*What you are asked to do*. Reproduce all of the data word for word.

*Dataset excerpt*.
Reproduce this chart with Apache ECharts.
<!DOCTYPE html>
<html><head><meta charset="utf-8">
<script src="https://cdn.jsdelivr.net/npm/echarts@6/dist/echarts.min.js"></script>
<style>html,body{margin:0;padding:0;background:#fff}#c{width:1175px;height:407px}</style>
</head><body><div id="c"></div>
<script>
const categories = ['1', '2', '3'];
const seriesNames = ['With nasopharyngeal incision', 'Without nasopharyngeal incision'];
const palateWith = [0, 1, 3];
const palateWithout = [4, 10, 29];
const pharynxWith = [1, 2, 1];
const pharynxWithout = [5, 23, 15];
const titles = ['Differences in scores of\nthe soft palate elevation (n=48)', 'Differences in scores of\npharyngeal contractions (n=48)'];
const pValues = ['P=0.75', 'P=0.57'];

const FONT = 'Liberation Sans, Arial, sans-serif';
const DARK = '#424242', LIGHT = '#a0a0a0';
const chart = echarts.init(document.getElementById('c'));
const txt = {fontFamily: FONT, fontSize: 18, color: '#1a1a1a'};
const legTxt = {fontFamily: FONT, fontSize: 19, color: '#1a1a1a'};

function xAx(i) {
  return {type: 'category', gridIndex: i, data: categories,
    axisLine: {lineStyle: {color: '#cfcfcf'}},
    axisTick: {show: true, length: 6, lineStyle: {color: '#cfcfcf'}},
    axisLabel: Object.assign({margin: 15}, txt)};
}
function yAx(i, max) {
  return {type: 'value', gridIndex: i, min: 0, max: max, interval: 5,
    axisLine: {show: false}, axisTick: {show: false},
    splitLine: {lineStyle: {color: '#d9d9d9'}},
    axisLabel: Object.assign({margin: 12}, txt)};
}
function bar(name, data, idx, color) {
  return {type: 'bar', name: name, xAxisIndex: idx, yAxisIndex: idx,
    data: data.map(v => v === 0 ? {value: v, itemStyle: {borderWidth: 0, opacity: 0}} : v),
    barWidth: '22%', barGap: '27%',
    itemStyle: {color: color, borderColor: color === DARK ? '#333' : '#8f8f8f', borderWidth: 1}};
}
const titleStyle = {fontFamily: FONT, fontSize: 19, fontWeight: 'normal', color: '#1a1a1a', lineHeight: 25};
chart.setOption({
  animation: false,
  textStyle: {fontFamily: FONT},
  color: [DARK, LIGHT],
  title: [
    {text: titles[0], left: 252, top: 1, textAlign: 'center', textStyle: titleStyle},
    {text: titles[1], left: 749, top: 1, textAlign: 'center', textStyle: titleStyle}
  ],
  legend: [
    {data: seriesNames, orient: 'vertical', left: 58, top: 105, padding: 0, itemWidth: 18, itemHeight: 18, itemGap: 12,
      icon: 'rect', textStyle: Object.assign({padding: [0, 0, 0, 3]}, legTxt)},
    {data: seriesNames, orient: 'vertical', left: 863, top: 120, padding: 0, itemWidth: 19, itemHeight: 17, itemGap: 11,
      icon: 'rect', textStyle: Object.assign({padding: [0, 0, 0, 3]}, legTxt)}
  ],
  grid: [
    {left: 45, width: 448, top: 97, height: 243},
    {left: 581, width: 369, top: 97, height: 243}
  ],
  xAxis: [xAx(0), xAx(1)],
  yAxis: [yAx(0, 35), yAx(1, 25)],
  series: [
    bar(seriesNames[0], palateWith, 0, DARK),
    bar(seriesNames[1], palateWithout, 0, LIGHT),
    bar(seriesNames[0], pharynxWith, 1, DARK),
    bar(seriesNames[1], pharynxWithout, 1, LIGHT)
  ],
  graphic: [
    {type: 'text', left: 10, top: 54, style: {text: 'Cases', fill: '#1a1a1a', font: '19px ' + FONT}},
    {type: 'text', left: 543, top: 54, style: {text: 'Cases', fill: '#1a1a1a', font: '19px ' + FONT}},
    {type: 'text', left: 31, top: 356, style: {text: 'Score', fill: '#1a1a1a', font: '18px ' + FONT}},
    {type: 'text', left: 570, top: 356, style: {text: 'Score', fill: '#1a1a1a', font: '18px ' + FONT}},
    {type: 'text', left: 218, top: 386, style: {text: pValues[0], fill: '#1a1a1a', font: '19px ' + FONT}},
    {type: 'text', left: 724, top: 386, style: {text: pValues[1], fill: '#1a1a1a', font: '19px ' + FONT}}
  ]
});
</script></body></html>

*Written response*.
Reproduce this chart with Apache ECharts.
<!DOCTYPE html>
<html><head><meta charset="utf-8">
<script src="https://cdn.jsdelivr.net/npm/echarts@6/dist/echarts.min.js"></script>
<style>html,body{margin:0;padding:0;background:#fff}#c{width:1175px;height:407px}</style>
</head><body><div id="c"></div>
<script>
const categories = ['1', '2', '3'];
const seriesNames = ['With nasopharyngeal incision', 'Without nasopharyngeal incision'];
const palateWith = [0, 1, 3];
const palateWithout = [4, 10, 29];
const pharynxWith = [1, 2, 1];
const pharynxWithout = [5, 23, 15];
const titles = ['Differences in scores of\nthe soft palate elevation (n=48)', 'Differences in scores of\npharyngeal contractions (n=48)'];
const pValues = ['P=0.75', 'P=0.57'];

const FONT = 'Liberation Sans, Arial, sans-serif';
const DARK = '#424242', LIGHT = '#a0a0a0';
const chart = echarts.init(document.getElementById('c'));
const txt = {fontFamily: FONT, fontSize: 18, color: '#1a1a1a'};
const legTxt = {fontFamily: FONT, fontSize: 19, color: '#1a1a1a'};

function xAx(i) {
  return {type: 'category', gridIndex: i, data: categories,
    axisLine: {lineStyle: {color: '#cfcfcf'}},
    axisTick: {show: true, length: 6, lineStyle: {color: '#cfcfcf'}},
    axisLabel: Object.assign({margin: 15}, txt)};
}
function yAx(i, max) {
  return {type: 'value', gridIndex: i, min: 0, max: max, interval: 5,
    axisLine: {show: false}, axisTick: {show: false},
    splitLine: {lineStyle: {color: '#d9d9d9'}},
    axisLabel: Object.assign({margin: 12}, txt)};
}
function bar(name, data, idx, color) {
  return {type: 'bar', name: name, xAxisIndex: idx, yAxisIndex: idx,
    data: data.map(v => v === 0 ? {value: v, itemStyle: {borderWidth: 0, opacity: 0}} : v),
    barWidth: '22%', barGap: '27%',
    itemStyle: {color: color, borderColor: color === DARK ? '#333' : '#8f8f8f', borderWidth: 1}};
}
const titleStyle = {fontFamily: FONT, fontSize: 19, fontWeight: 'normal', color: '#1a1a1a', lineHeight: 25};
chart.setOption({
  animation: false,
  textStyle: {fontFamily: FONT},
  color: [DARK, LIGHT],
  title: [
    {text: titles[0], left: 252, top: 1, textAlign: 'center', textStyle: titleStyle},
    {text: titles[1], left: 749, top: 1, textAlign: 'center', textStyle: titleStyle}
  ],
  legend: [
    {data: seriesNames, orient: 'vertical', left: 58, top: 105, padding: 0, itemWidth: 18, itemHeight: 18, itemGap: 12,
      icon: 'rect', textStyle: Object.assign({padding: [0, 0, 0, 3]}, legTxt)},
    {data: seriesNames, orient: 'vertical', left: 863, top: 120, padding: 0, itemWidth: 19, itemHeight: 17, itemGap: 11,
      icon: 'rect', textStyle: Object.assign({padding: [0, 0, 0, 3]}, legTxt)}
  ],
  grid: [
    {left: 45, width: 448, top: 97, height: 243},
    {left: 581, width: 369, top: 97, height: 243}
  ],
  xAxis: [xAx(0), xAx(1)],
  yAxis: [yAx(0, 35), yAx(1, 25)],
  series: [
    bar(seriesNames[0], palateWith, 0, DARK),
    bar(seriesNames[1], palateWithout, 0, LIGHT),
    bar(seriesNames[0], pharynxWith, 1, DARK),
    bar(seriesNames[1], pharynxWithout, 1, LIGHT)
  ],
  graphic: [
    {type: 'text', left: 10, top: 54, style: {text: 'Cases', fill: '#1a1a1a', font: '19px ' + FONT}},
    {type: 'text', left: 543, top: 54, style: {text: 'Cases', fill: '#1a1a1a', font: '19px ' + FONT}},
    {type: 'text', left: 31, top: 356, style: {text: 'Score', fill: '#1a1a1a', font: '18px ' + FONT}},
    {type: 'text', left: 570, top: 356, style: {text: 'Score', fill: '#1a1a1a', font: '18px ' + FONT}},
    {type: 'text', left: 218, top: 386, style: {text: pValues[0], fill: '#1a1a1a', font: '19px ' + FONT}},
    {type: 'text', left: 724, top: 386, style: {text: pValues[1], fill: '#1a1a1a', font: '19px ' + FONT}}
  ]
});
</script></body></html>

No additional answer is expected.